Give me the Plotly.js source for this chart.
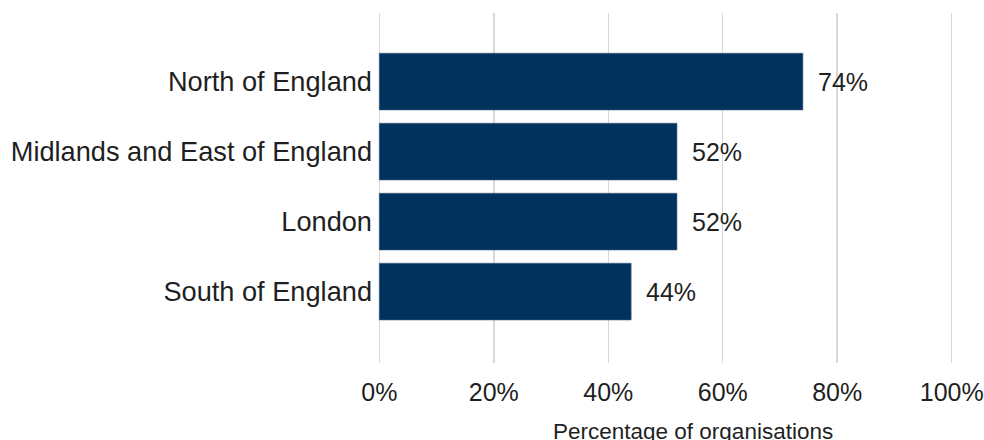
<!DOCTYPE html>
<html>
<head>
<meta charset="utf-8">
<script src="https://cdn.plot.ly/plotly-3.0.1.min.js"></script>
<style>
html,body{margin:0;padding:0;background:#fff;}
#chart{width:984px;height:440px;}
</style>
</head>
<body>
<div id="chart"></div>
<script>
var regions = ["North of England", "Midlands and East of England", "London", "South of England"];
var percentages = [74, 52, 52, 44];
var xTickValues = [0, 20, 40, 60, 80, 100];
var xTickLabels = ["0%", "20%", "40%", "60%", "80%", "100%"];
var xAxisTitle = "Percentage of organisations";

var FONT = "Liberation Sans, Arial, sans-serif";
var TXT = "#1f1f1f";

var trace = {
  type: "bar",
  orientation: "h",
  x: percentages,
  y: regions,
  width: 0.81,
  marker: {color: "#01325e", line: {color: "#3f5f80", width: 0.6}},
  hoverinfo: "none"
};

var annotations = percentages.map(function(v, i){
  return {
    x: v, y: regions[i], xref: "x", yref: "y",
    text: v + "%", showarrow: false, xanchor: "left", yanchor: "middle",
    xshift: 13, font: {family: FONT, size: 25, color: TXT}
  };
});
annotations.push({
  x: 0.548, y: 0, xref: "paper", yref: "paper",
  text: xAxisTitle, showarrow: false, xanchor: "center", yanchor: "top",
  yshift: -54, font: {family: FONT, size: 22.5, color: TXT}
});

var layout = {
  width: 984, height: 440,
  margin: {l: 376.7, r: 29.7, t: 13, b: 77, pad: 0},
  paper_bgcolor: "#ffffff", plot_bgcolor: "#ffffff",
  showlegend: false,
  font: {family: FONT, size: 25, color: TXT},
  xaxis: {
    range: [-0.4, 100.4], tickvals: xTickValues, ticktext: xTickLabels,
    showgrid: true, gridcolor: "#d8d8d8", gridwidth: 1.5,
    zeroline: false, showline: false, ticks: "",
    ticklabelstandoff: 12,
    tickfont: {family: FONT, size: 25, color: TXT},
    fixedrange: true
  },
  yaxis: {
    type: "category", categoryarray: regions, categoryorder: "array",
    range: [4.02, -0.98], autorange: false,
    showgrid: false, zeroline: false, showline: false, ticks: "",
    ticklabelstandoff: 4,
    tickfont: {family: FONT, size: 27.2, color: TXT},
    fixedrange: true
  },
  annotations: annotations
};

Plotly.newPlot("chart", [trace], layout, {displayModeBar: false, staticPlot: true});
</script>
</body>
</html>
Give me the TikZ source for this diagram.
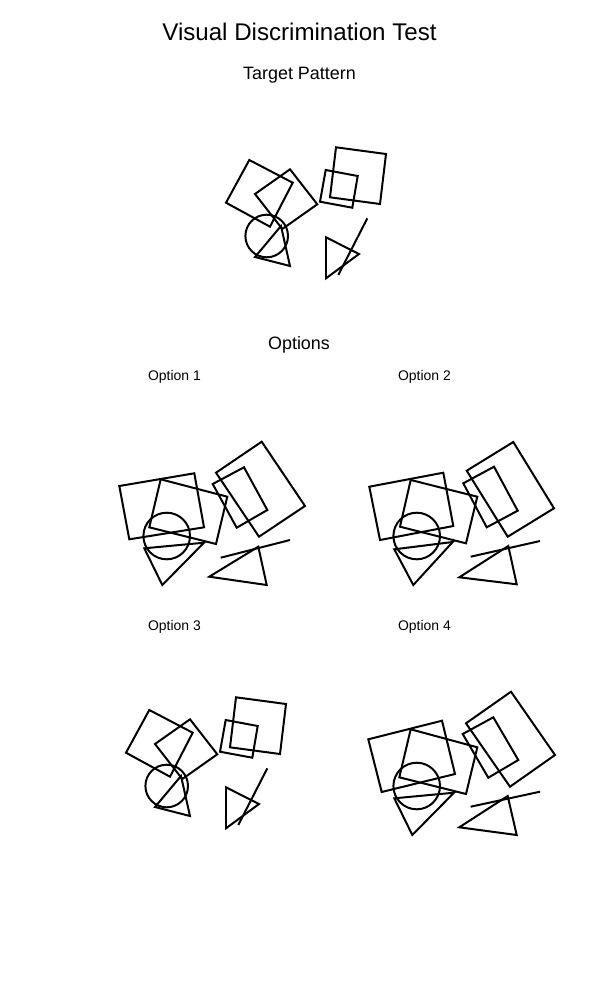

▸ Task goal
Repeat the records word for word. Any picture in them should be left out.

▸ Exercise answer
Give me the Plotly.js source for this chart.
<!DOCTYPE html>
<html>
<head>
<meta charset="utf-8">
<script src="https://cdn.plot.ly/plotly-3.0.1.min.js"></script>
<style>
html,body{margin:0;padding:0;background:#fff;}
#chart{width:984px;height:440px;}
</style>
</head>
<body>
<div id="chart"></div>
<script>
var regions = ["North of England", "Midlands and East of England", "London", "South of England"];
var percentages = [74, 52, 52, 44];
var xTickValues = [0, 20, 40, 60, 80, 100];
var xTickLabels = ["0%", "20%", "40%", "60%", "80%", "100%"];
var xAxisTitle = "Percentage of organisations";

var FONT = "Liberation Sans, Arial, sans-serif";
var TXT = "#1f1f1f";

var trace = {
  type: "bar",
  orientation: "h",
  x: percentages,
  y: regions,
  width: 0.81,
  marker: {color: "#01325e", line: {color: "#3f5f80", width: 0.6}},
  hoverinfo: "none"
};

var annotations = percentages.map(function(v, i){
  return {
    x: v, y: regions[i], xref: "x", yref: "y",
    text: v + "%", showarrow: false, xanchor: "left", yanchor: "middle",
    xshift: 13, font: {family: FONT, size: 25, color: TXT}
  };
});
annotations.push({
  x: 0.548, y: 0, xref: "paper", yref: "paper",
  text: xAxisTitle, showarrow: false, xanchor: "center", yanchor: "top",
  yshift: -54, font: {family: FONT, size: 22.5, color: TXT}
});

var layout = {
  width: 984, height: 440,
  margin: {l: 376.7, r: 29.7, t: 13, b: 77, pad: 0},
  paper_bgcolor: "#ffffff", plot_bgcolor: "#ffffff",
  showlegend: false,
  font: {family: FONT, size: 25, color: TXT},
  xaxis: {
    range: [-0.4, 100.4], tickvals: xTickValues, ticktext: xTickLabels,
    showgrid: true, gridcolor: "#d8d8d8", gridwidth: 1.5,
    zeroline: false, showline: false, ticks: "",
    ticklabelstandoff: 12,
    tickfont: {family: FONT, size: 25, color: TXT},
    fixedrange: true
  },
  yaxis: {
    type: "category", categoryarray: regions, categoryorder: "array",
    range: [4.02, -0.98], autorange: false,
    showgrid: false, zeroline: false, showline: false, ticks: "",
    ticklabelstandoff: 4,
    tickfont: {family: FONT, size: 27.2, color: TXT},
    fixedrange: true
  },
  annotations: annotations
};

Plotly.newPlot("chart", [trace], layout, {displayModeBar: false, staticPlot: true});
</script>
</body>
</html>
Give me the TikZ source for this diagram.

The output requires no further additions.